I do have a big plan, which is to have Lotte and the Eugene Craft Movement be enshrined in a museum wing. I intend to do my little parts to take that dream as far as it can go. In my imagination there is a little display of Jell-O Art in a corner. In my plan maybe I get paid to write things instead of hauling tote bags to the fountainside so often, but as long as I can be by that fountain, I intend to stay there. For those of you happy about that, thank you, I really appreciate the support. I got a lot yesterday, and it feels wonderful.

For those of you resentful of that, or who want to stick out a foot and trip me, well, that is in your power. I suffer as much as anyone with emotions.

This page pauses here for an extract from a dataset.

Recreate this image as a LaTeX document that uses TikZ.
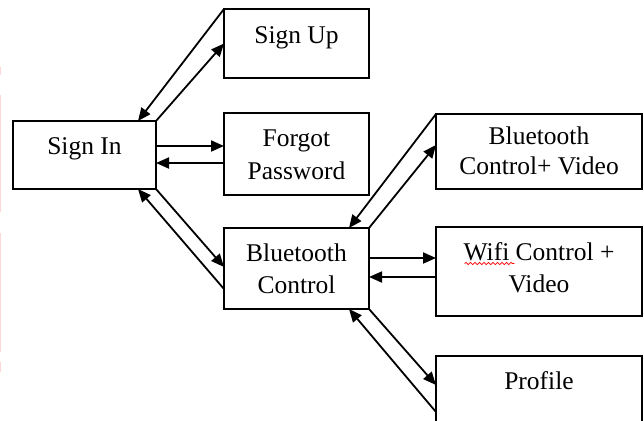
\documentclass[tikz,border=0pt]{standalone}
\usepackage{fontspec}
\setmainfont{Liberation Serif}
\usetikzlibrary{arrows.meta,calc,decorations.pathmorphing}
\definecolor{marginpink}{RGB}{255,215,215}
\begin{document}
\begin{tikzpicture}[x=1pt,y=-1pt,
  box/.style={draw,line width=2pt,rectangle,inner sep=0pt,outer sep=0pt},
  txt/.style={anchor=base,inner sep=0pt,outer sep=0pt,font=\fontsize{25.5}{30}\selectfont},
  link/.style={line width=1.8pt,-{Triangle[length=13pt,width=11pt]}},
  spell/.style={red,line width=0.8pt,decorate,decoration={snake,segment length=4.5pt,amplitude=1.1pt}}]
\useasboundingbox (0,0) rectangle (644,420);
\clip (0,0) rectangle (644,420);

% faint margin marks on the left edge
\foreach \a/\b in {67/75,95/212,233/352,362/372}
  \draw[marginpink,line width=1.5pt] (0.5,\a) -- (0.5,\b);

% screens
\node[box,minimum width=143pt,minimum height=68pt] (signin)  at (84.5,155)  {};
\node[box,minimum width=145pt,minimum height=69pt] (signup)  at (296.5,43.5) {};
\node[box,minimum width=145pt,minimum height=82pt] (forgot)  at (296.5,154) {};
\node[box,minimum width=145pt,minimum height=81pt] (btc)     at (296.5,268.5) {};
\node[box,minimum width=206pt,minimum height=75pt] (btv)     at (539,151.5) {};
\node[box,minimum width=206pt,minimum height=89pt] (wifi)    at (539,271.5) {};
\node[box,minimum width=206pt,minimum height=84pt] (profile) at (539,398) {};

% labels
\node[txt] (signinA)  at ($(signin)+(0,-1)$)     {Sign In};
\node[txt] (signupA)  at ($(signup)+(0,0)$)      {Sign Up};
\node[txt] (forgotA)  at ($(forgot)+(0,-7.3)$)   {Forgot};
\node[txt] (forgotB)  at ($(forgot)+(0,25.3)$)   {Password};
\node[txt] (btcA)     at ($(btc)+(0,-6.8)$)      {Bluetooth};
\node[txt] (btcB)     at ($(btc)+(0,24.8)$)      {Control};
\node[txt] (btvA)     at ($(btv)+(0,-7.2)$)      {Bluetooth};
\node[txt] (btvB)     at ($(btv)+(0,22.5)$)      {Control+ Video};
\node[txt] (wifiA)    at ($(wifi)+(0,-11.5)$)    {Wifi Control +};
\node[txt] (wifiB)    at ($(wifi)+(0,21.2)$)     {Video};
\node[txt] (profileA) at ($(profile)+(0,-8.7)$)  {Profile};

% spell-check underline
\draw[spell] ($(wifiA.base west)+(1,3.5)$) -- ++(49.7,0);

% navigation
\draw[link] (signup.north west) -- ($(signin.north east)+(-18,0)$);
\draw[link] (signin.north east) -- (signup.west);
\draw[link] ($(signin.east)+(0,-9)$) -- ($(forgot.west)+(0,-8)$);
\draw[link] ($(forgot.west)+(0,9)$) -- ($(signin.east)+(0,8)$);
\draw[link] (signin.south east) -- ($(btc.west)+(0,-1.5)$);
\draw[link] ($(btc.west)+(0,20.5)$) -- ($(signin.south east)+(-18,0)$);
\draw[link] (btv.north west) -- ($(btc.north east)+(-20,0)$);
\draw[link] (btc.north east) -- ($(btv.west)+(0,-6.5)$);
\draw[link] ($(btc.east)+(0,-10.5)$) -- ($(wifi.west)+(0,-13.5)$);
\draw[link] ($(wifi.west)+(0,5.5)$) -- ($(btc.east)+(0,8.5)$);
\draw[link] (btc.south east) -- ($(profile.north west)+(0,29)$);
\draw[link] ($(profile.north west)+(0,56)$) -- ($(btc.south east)+(-20,0)$);
\end{tikzpicture}
\end{document}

Go right ahead with your bad self if you have the need to punish others. Be prepared to be ignored. Be prepared to watch the positive among us rise above it.

Get on Board, children of the market! We need your positive energy and your great ideas right there in the room. We need you to collect our wisdom before we rest. Run for the Board! Drink one less beer and attend a committee meeting instead. Put aside your phone and take minutes for it. Extend yourself. Our success is mutual. Now is the best possible time to be a Market member who thrives, with the connection, the support, and the outstanding collective expertise of our almost fifty years.

We have everything we need right now except robust volunteer participation. We have people waiting to step away, as soon as you step forward. Volunteers made this Market, including Lotte, who did it all for free, and continuing through the thousands of us who already stepped up. It's your turn. Please try. This is the common good we are preserving, with a big slice for each of us, in the ever-growing, never-finished pie. There is a piece for you, and it is luscious.

And now, a chat with Mom, who also has my undying gratitude, and a HOT DAY! I will be silent and on the deck. Or possibly singing and in the garden. Or both.